--- Exercise ---
Answer with one number only: the number of lines that include the word "this".

------------------------------------------------------------------------

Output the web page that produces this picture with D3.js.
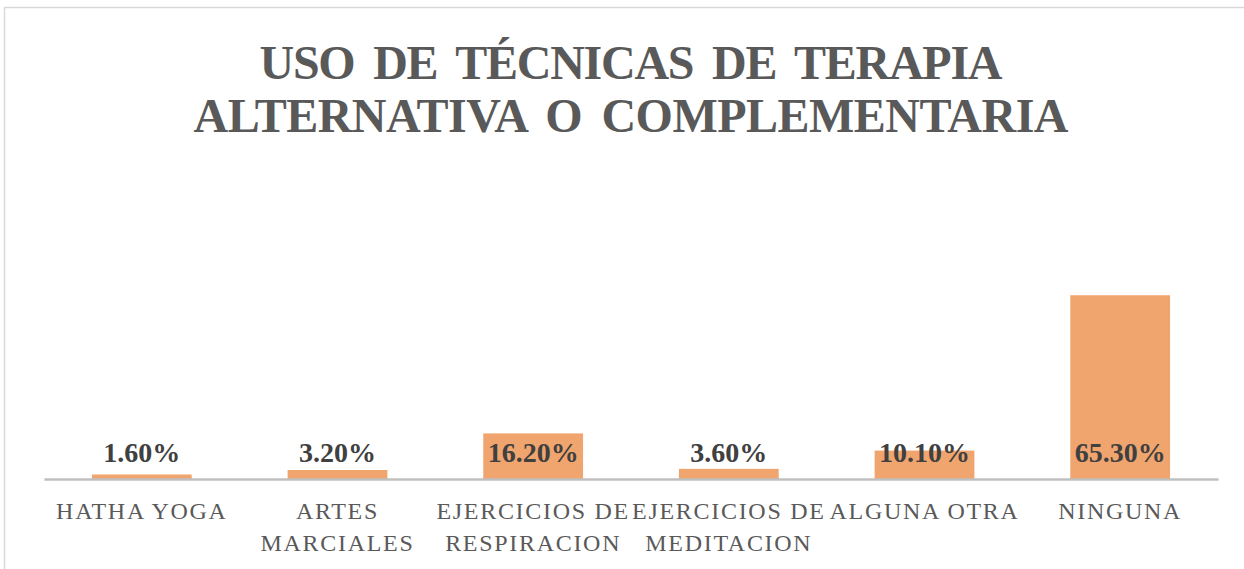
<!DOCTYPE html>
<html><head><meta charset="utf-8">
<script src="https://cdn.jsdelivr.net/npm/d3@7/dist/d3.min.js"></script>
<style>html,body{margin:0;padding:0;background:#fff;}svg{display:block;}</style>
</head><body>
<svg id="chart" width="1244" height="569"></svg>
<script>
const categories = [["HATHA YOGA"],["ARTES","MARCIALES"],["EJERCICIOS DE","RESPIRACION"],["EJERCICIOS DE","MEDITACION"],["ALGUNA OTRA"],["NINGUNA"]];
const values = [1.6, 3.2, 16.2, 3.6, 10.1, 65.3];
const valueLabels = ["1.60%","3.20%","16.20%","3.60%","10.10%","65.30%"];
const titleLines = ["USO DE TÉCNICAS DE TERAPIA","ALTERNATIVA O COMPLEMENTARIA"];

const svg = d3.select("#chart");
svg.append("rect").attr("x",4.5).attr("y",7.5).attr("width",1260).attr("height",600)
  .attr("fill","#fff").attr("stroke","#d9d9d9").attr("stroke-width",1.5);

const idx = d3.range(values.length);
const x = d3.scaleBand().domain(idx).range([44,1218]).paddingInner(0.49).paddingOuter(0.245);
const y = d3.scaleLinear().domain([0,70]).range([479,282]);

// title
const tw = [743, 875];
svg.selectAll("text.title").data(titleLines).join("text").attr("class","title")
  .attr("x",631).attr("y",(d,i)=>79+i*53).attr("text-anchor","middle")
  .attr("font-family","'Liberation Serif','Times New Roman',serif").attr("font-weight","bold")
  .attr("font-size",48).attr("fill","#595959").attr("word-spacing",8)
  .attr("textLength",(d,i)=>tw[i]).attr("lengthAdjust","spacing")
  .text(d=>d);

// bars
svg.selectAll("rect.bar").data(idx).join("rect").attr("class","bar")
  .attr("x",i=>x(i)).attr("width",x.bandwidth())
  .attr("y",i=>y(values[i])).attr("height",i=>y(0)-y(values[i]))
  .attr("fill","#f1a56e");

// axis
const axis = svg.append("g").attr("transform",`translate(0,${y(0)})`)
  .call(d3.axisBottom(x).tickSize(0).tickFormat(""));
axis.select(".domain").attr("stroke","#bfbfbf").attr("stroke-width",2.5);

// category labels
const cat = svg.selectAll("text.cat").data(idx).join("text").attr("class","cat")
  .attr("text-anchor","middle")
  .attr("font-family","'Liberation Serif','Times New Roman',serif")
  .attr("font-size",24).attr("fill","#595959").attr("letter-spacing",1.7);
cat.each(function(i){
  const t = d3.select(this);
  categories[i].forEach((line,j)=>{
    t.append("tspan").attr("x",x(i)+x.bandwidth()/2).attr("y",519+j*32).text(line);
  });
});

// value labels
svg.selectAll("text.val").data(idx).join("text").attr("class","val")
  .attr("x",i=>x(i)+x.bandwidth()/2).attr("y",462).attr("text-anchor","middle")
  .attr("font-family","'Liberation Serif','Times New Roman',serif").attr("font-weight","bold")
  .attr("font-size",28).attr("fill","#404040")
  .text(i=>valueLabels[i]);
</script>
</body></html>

------------------------------------------------------------------------

--- Finished answer ---
2